Un étiquetage à tout faire

Dernier outil majeur pour porter les transformations qu’entend engager la Commission européenne : l’étiquetage des produits. « Une bonne partie de la stratégie de la ferme à la table repose sur l’information des consommateurs pour qu’ils fassent des choix responsables », a souligné la commissaire Stella Kyriakides. Un « label nutritionnel » obligatoire sur le devant de l’emballage pour les produits alimentaires va être mis en place. Une évaluation d’impact sur les différents types d’étiquetages possibles avec les parties prenantes devrait être présentée dès 2020. Sur la base de ce travail, des propositions législatives suivront. Mais Bruxelles veut aussi faire de l’étiquetage un moyen d’informer les consommateurs sur la « durabilité » des produits qu’ils achètent. Tout est envisagé : indication du pays d’origine, du respect des normes de bien-être animal, d’impact climatique…
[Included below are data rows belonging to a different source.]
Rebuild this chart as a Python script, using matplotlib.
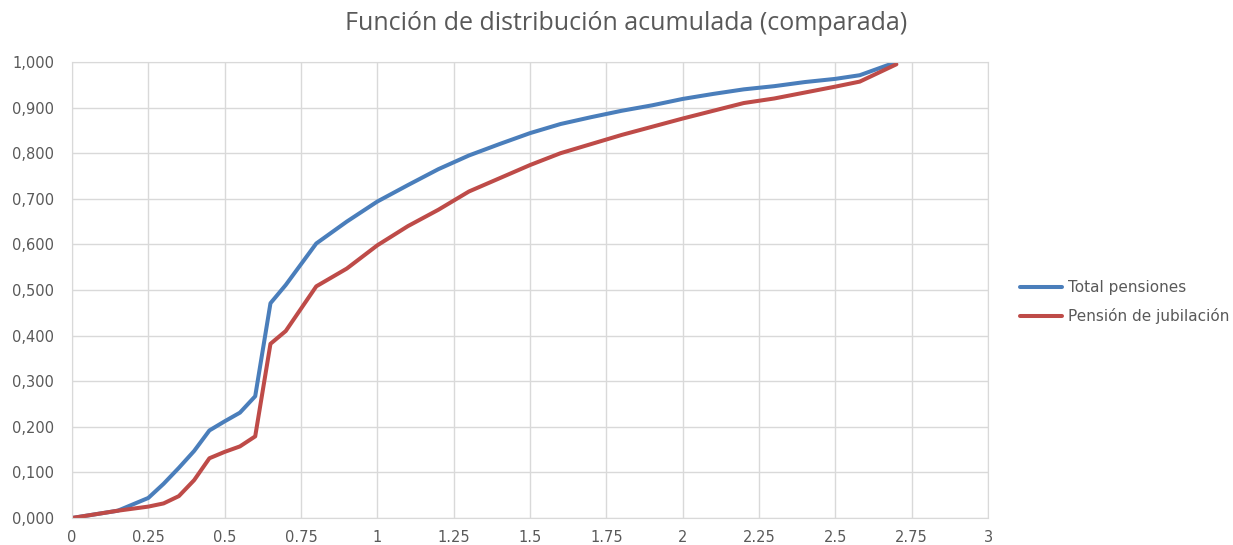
import numpy as np
import matplotlib
matplotlib.use("Agg")
import matplotlib.pyplot as plt

# datos
x_total = [0, 0.15, 0.25, 0.3, 0.35, 0.4, 0.45, 0.5, 0.55, 0.6, 0.65, 0.7, 0.8, 0.9,
           1.0, 1.1, 1.2, 1.3, 1.4, 1.5, 1.6, 1.7, 1.8, 1.9, 2.0, 2.1, 2.2, 2.3, 2.4,
           2.5, 2.58, 2.7]
total_pensiones = [0, 0.016, 0.044, 0.075, 0.11, 0.147, 0.192, 0.212, 0.231, 0.267, 0.471,
                   0.511, 0.602, 0.65, 0.694, 0.73, 0.765, 0.795, 0.82, 0.844, 0.864, 0.879,
                   0.893, 0.905, 0.919, 0.93, 0.94, 0.947, 0.956, 0.963, 0.971, 1.0]
pension_jubilacion = [0, 0.016, 0.025, 0.032, 0.048, 0.083, 0.131, 0.145, 0.157, 0.179, 0.382,
                      0.41, 0.508, 0.547, 0.598, 0.64, 0.676, 0.716, 0.745, 0.774, 0.80, 0.82,
                      0.84, 0.858, 0.876, 0.893, 0.91, 0.92, 0.933, 0.946, 0.957, 0.995]

xticks = np.arange(0, 3.01, 0.25)
xtick_labels = ["0", "0.25", "0.5", "0.75", "1", "1.25", "1.5", "1.75", "2", "2.25",
                "2.5", "2.75", "3"]
yticks = np.arange(0, 1.01, 0.1)
ytick_labels = ["%.3f" % v for v in yticks]
ytick_labels = [s.replace(".", ",") for s in ytick_labels]

plt.rcParams['font.family'] = ['DejaVu Sans']
txt = "#595959"
grid = "#d9d9d9"

fig = plt.figure(figsize=(12.33, 5.45), dpi=100)
ax = fig.add_axes([72/1233, 1-518/545, (988-72)/1233, (518-62)/545])

ax.plot(x_total, total_pensiones, color="#4a7ebb", lw=2.9, label="Total pensiones",
        solid_joinstyle="round", solid_capstyle="round")
ax.plot(x_total, pension_jubilacion, color="#be4b48", lw=2.9, label="Pensión de jubilación",
        solid_joinstyle="round", solid_capstyle="round")

ax.set_xlim(0, 3)
ax.set_ylim(0, 1)
ax.set_xticks(xticks)
ax.set_xticklabels(xtick_labels)
ax.set_yticks(yticks)
ax.set_yticklabels(ytick_labels)
ax.tick_params(axis="y", length=0, colors=txt, labelsize=10.5, pad=13)
ax.tick_params(axis="x", length=0, colors=txt, labelsize=10.5, pad=9)
ax.grid(True, color=grid, lw=1)
ax.set_axisbelow(True)
for s in ax.spines.values():
    s.set_color(grid)

fig.text(626/1233, 1-23/545, "Función de distribución acumulada (comparada)",
         ha="center", va="center", fontsize=18, color=txt, family="Open Sans")

leg = ax.legend(loc="center left", bbox_to_anchor=(1020/1233, 1-302/545),
                bbox_transform=fig.transFigure, frameon=False, fontsize=11,
                handlelength=2.75, handletextpad=0.4, labelspacing=0.85,
                borderpad=0, borderaxespad=0)
for t in leg.get_texts():
    t.set_color(txt)

fig.savefig("out.png", dpi=100)
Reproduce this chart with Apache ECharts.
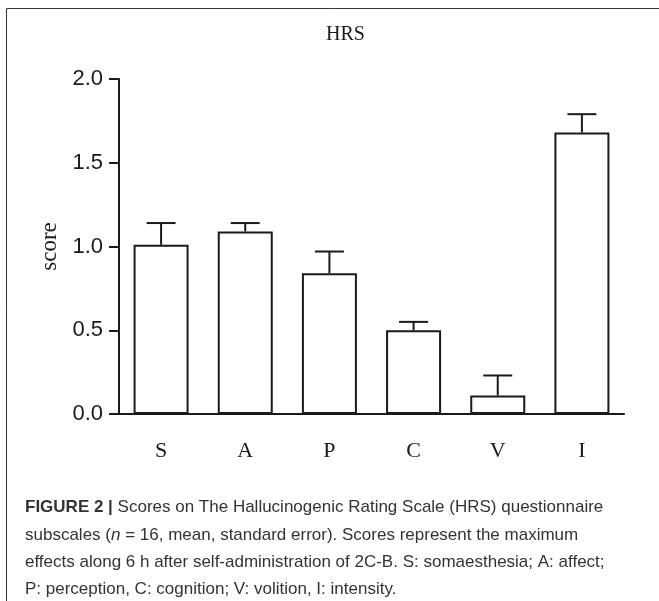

La stratégie fait plusieurs fois référence à la promotion de régimes alimentaires plus sains visant, notamment, sans la nommer la consommation de viande, rouge en particulier. Néanmoins, Bruxelles ne veut pas imposer « de manière péremptoire » aux consommateurs ce qu’ils doivent acheter, d’autant plus qu’il faut distinguer élevage extensif (qui avec les prairies favorise la captation de carbone dans les sols) et élevage intensif. Une révision du programme de promotion de l’UE pour les produits agricoles et alimentaires en vue de renforcer sa contribution à la production et à la consommation durables est néanmoins prévue pour fin 2020.